Hello!
I am a master student and my teacher shared your work to me for learning sc-rnaseq analysis in certain brain regions that we are interested in. So I want to find the data in certain brain regions for qc, clustering, feature analysis…
I found these two websites with 10x sequencing data: Getting started — Allen Brain Cell Atlas - Data Access
GEO Accession viewer
I want to know which one should be selected for my research?
And I found that in the first website there are two types data, namely raw and log2, what’s the difference between them? If I use the “log2” data, how do I continue my analysis(without qc and normalization)
Thank you for your interest in our work. The data at : Getting started — Allen Brain Cell Atlas - Data Access 5 is the final processed dataset after many rounds of QC. It can be used to apply different post QC analysis.
GEO Accession viewer contains the raw sequencing data. If you want to learn preprocessing steps, including sequence alignment, gene quantification and QC, you can start with this dataset.
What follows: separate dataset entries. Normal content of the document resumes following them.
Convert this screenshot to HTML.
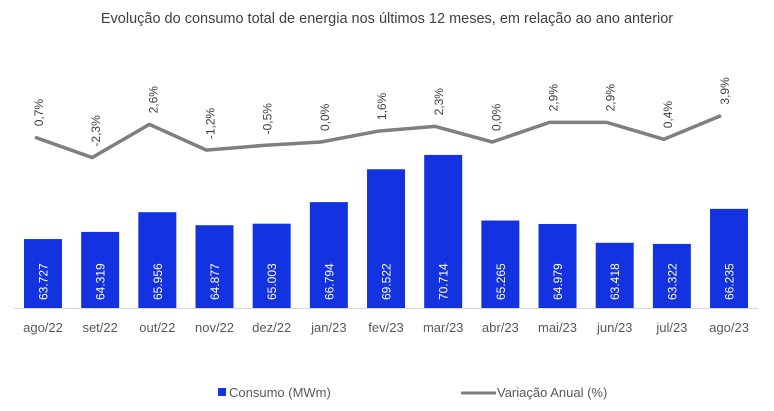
<!DOCTYPE html>
<html><head><meta charset="utf-8"><style>
body{margin:0;background:#fff;}
svg{display:block;font-family:"Liberation Sans",sans-serif;}
</style></head><body>
<svg id="c" width="774" height="411">
<text x="387" y="23" text-anchor="middle" font-size="14.5" fill="#404040">Evolução do consumo total de energia nos últimos 12 meses, em relação ao ano anterior</text>
<line x1="14" y1="308.5" x2="758" y2="308.5" stroke="#d9d9d9"/>
<g id="bars"></g><g id="line"></g><g id="xl"></g>
<g>
<rect x="218" y="388" width="8" height="8" fill="#1433e0"/>
<text x="229" y="397" font-size="13" fill="#595959">Consumo (MWm)</text>
<line x1="461" y1="393" x2="496" y2="393" stroke="#7f7f7f" stroke-width="3"/>
<text x="497" y="397" font-size="13" fill="#595959">Variação Anual (%)</text>
</g>
</svg>
<script>
const categories=["ago/22","set/22","out/22","nov/22","dez/22","jan/23","fev/23","mar/23","abr/23","mai/23","jun/23","jul/23","ago/23"];
const consumo=[63727,64319,65956,64877,65003,66794,69522,70714,65265,64979,63418,63322,66235];
const consumoLabels=["63.727","64.319","65.956","64.877","65.003","66.794","69.522","70.714","65.265","64.979","63.418","63.322","66.235"];
const variacao=[0.7,-2.3,2.6,-1.2,-0.5,0.0,1.6,2.3,0.0,2.9,2.9,0.4,3.9];
const variacaoLabels=["0,7%","-2,3%","2,6%","-1,2%","-0,5%","0,0%","1,6%","2,3%","0,0%","2,9%","2,9%","0,4%","3,9%"];
const NS="http://www.w3.org/2000/svg";
const xc=i=>43+i*57.17;
const xline=i=>xc(i)-8;
const yb=v=>308-(v-58000)*0.01204;
const yl=v=>142-v*6.77;
function mk(t,a,p){const e=document.createElementNS(NS,t);for(const k in a)e.setAttribute(k,a[k]);p.appendChild(e);return e;}
const B=document.getElementById('bars'),L=document.getElementById('line'),X=document.getElementById('xl');
consumo.forEach((v,i)=>{
 const r=mk('rect',{x:xc(i)-19,y:yb(v),width:38,height:308-yb(v),fill:'#1433e0'},B);
 
 
 const t=mk('text',{x:0,y:0,transform:`translate(${xc(i)+4.5},${300}) rotate(-90)`,'font-size':12,fill:'#fff'},B);
 t.textContent=consumoLabels[i];
 
 
 const c=mk('text',{x:xc(i),y:332,'text-anchor':'middle','font-size':13,fill:'#595959'},X);
 c.textContent=categories[i];
 
 
});
const pl=mk('polyline',{points:variacao.map((v,i)=>xline(i)+','+yl(v)).join(' '),fill:'none',stroke:'#7f7f7f','stroke-width':3.5,'stroke-linejoin':'round'},L);


variacao.forEach((v,i)=>{
 const t=mk('text',{x:0,y:0,transform:`translate(${xline(i)+8},${yl(v)-11}) rotate(-90)`,'font-size':12,fill:'#404040'},L);
 t.textContent=variacaoLabels[i];
 
 
});
</script>
</body></html>
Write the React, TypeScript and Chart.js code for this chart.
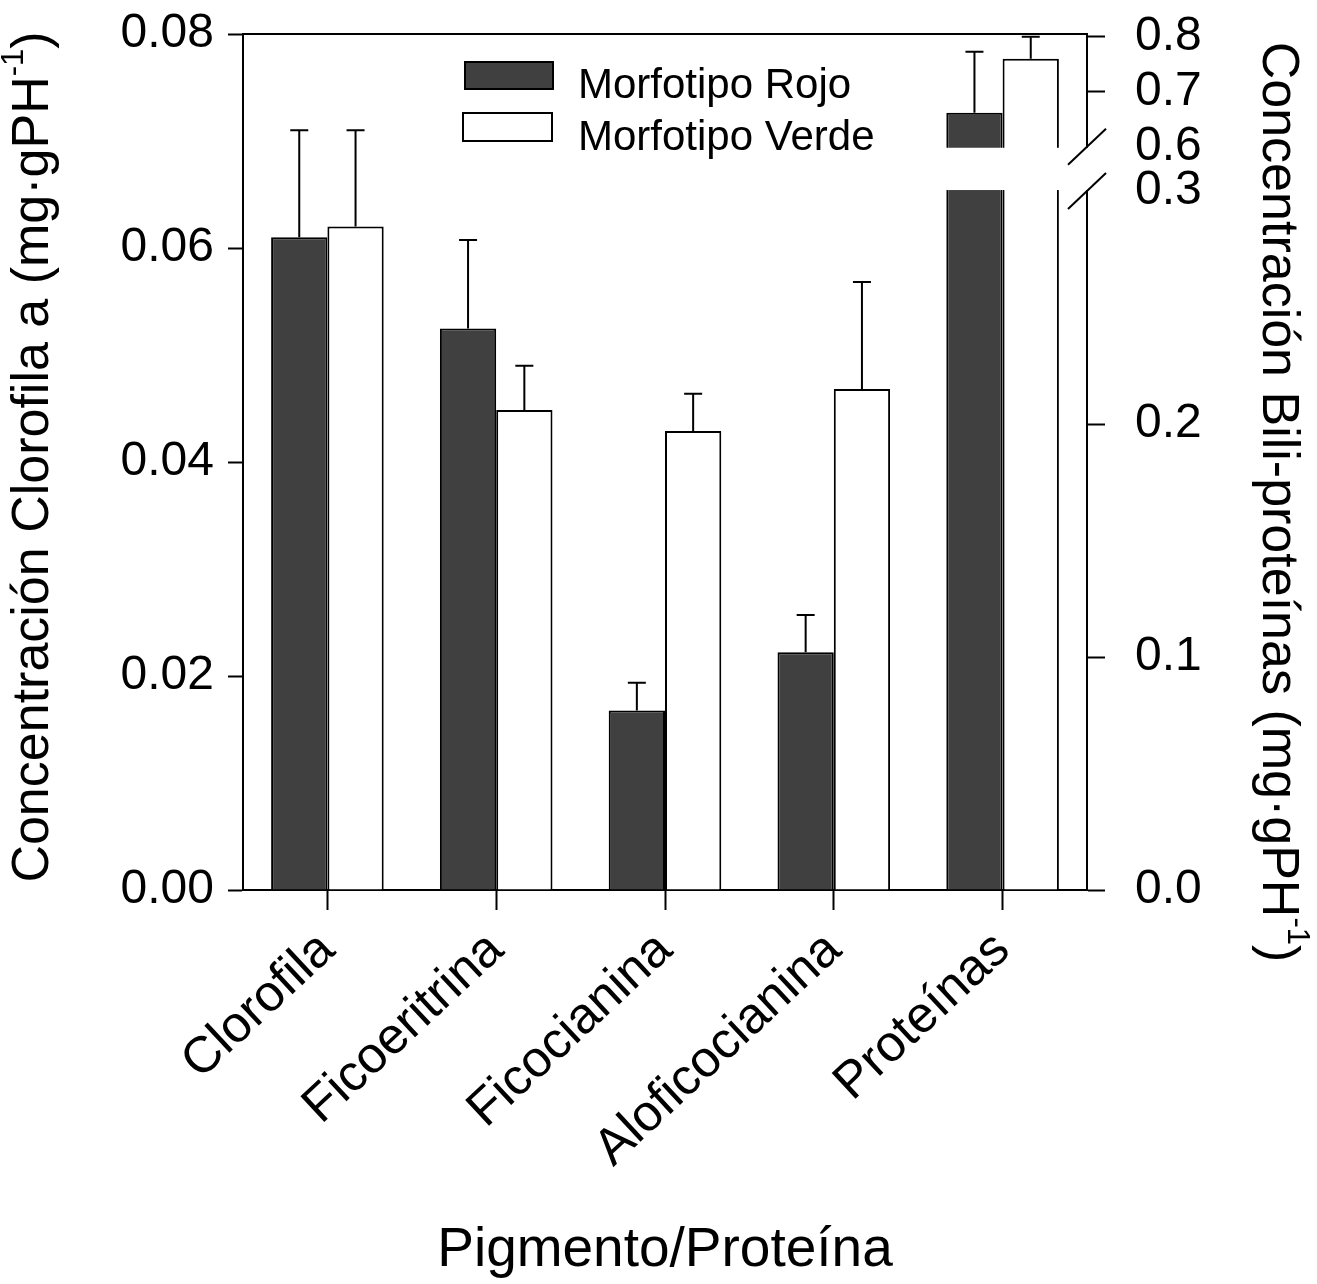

For the first dataset, the raw count matrix corresponds to the raw counts per gene per cell. Log2 matrix refers to the values after log normalization (first normalize by computing CPM, counts-per-million, then take log2(CPM+1)). The log normalized data is usually used for dimension reduction, visualization etc, but many tools such as Seurat, scanpy prefers raw counts, and apply its own normalization.